The transfer of the company’s assets may be likely to cause difficulties, hence the need to adopt good practices.

Give priority to the principle of equality

The transfer of assets for the benefit of one or several more qualified or masculine senior heirs to the detriment of the others is likely to create imbalances in the distribution of the succession, especially when the company is the main element of the predecessor’s estate. When there are several heirs, it is recommended to take each heir into consideration. The principle of equality should therefore take precedence for the transfer of the company’s assets, meaning the transfer in equal parts to all the descendants. To achieve this, the predecessor can proceed with the equal distribution of his estate through his will. This will is binding on all the heirs, who must respect its provisions.

Conclude a shareholders’ agreement

To ensure the company’s survival following its transfer and anticipate the difficulties that are likely to arise between heirs, a shareholders’ agreement can be concluded between the heirs, which governs the relations between the company’s new shareholders. The agreement will contribute to ensuring a smooth transition of the assets, or to minimizing conflicts when an unexpected situation occurs. There are generally operational, financial and capital clauses in this type of agreement.
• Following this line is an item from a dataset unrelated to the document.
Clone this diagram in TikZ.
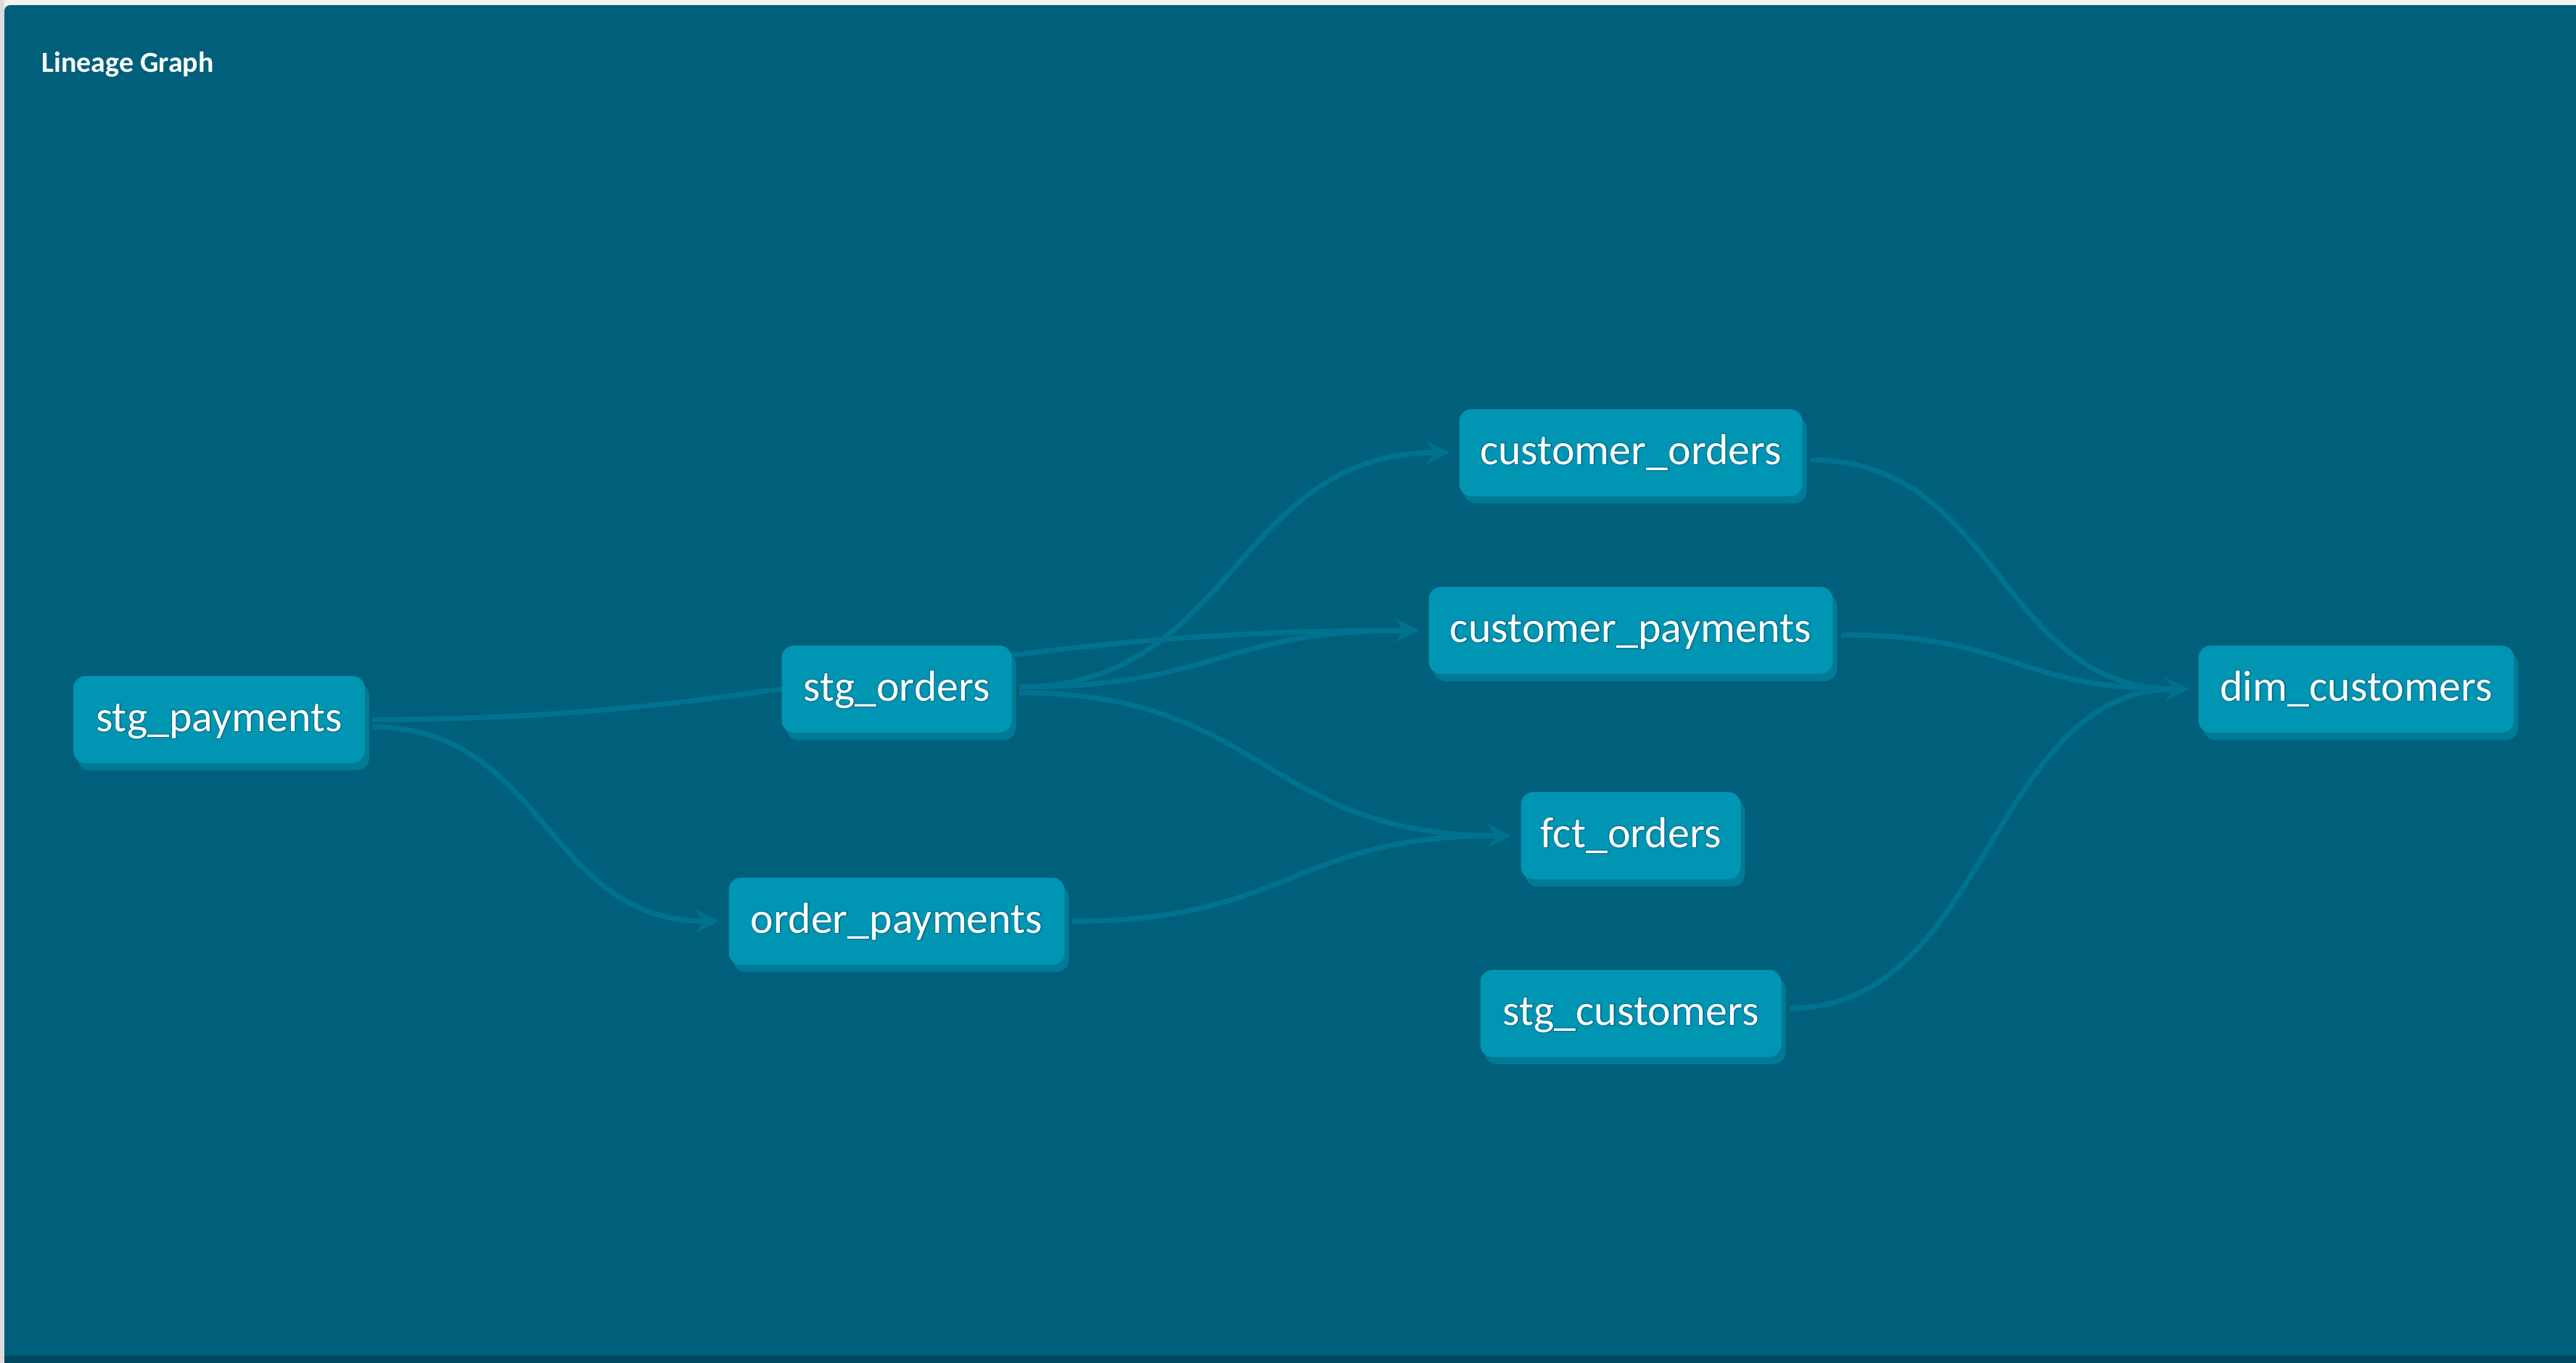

To ensure the company’s survival following its transfer and anticipate the difficulties […] a shareholders’ agreement can be concluded between the heirs,

Prepare a succession agreement

The predecessor can also decide to obtain the agreement of his descendants while he is alive on the way in which to divide up his estate, in the form of a succession agreement. This approach is in particular recommended in the event of a preferential transfer of the company’s assets by the predecessor to only one of his descendants, in order to avoid difficulties arising related to the violation of the reserved portion of the estate. Consequently, through this agreement, the predecessor’s heirs can agree to the family business being taken over by one of the heirs and define the terms of this takeover (free of charge or in exchange for compensation, for example). The signing of the succession agreement will thereby ensure the continuity of the company’s activity.

Managerial transfer of the company

The transfer of the company’s assets is not necessarily aligned with the transfer of managerial powers. Various practices therefore need to be implemented to ensure the latter.

Adopt a family charter

A family charter is an agreement established within the family, which consists of shared values and guidelines which are binding on its members.

This instrument is even more necessary when some of the company’s shareholders are not family members. It also provides for the role of institutions which may intervene in the director’s succession process (family meeting, family council, Board of Directors, etc.). The family charter thereby fosters a common understanding of the succession rules by all the company’s stakeholders, in order to avoid any future friction that is likely to paralyze the director’s succession process and jeopardize the sustainability of the company.

Provide for an internal succession plan

The various phases of the succession process must be structured in a formal succession plan, which ensures the continuity of the company’s activity. The aim of this plan must be to ensure that the required management competencies and capacities are available to replace the outgoing director. The content of the succession plan depends on each company and the difficulties that are likely to arise during the succession process of its director. Various principles generally govern the succession of the director (initiation, phasing, intervention of external consultants, inclusive acceptance process, transition process, etc.).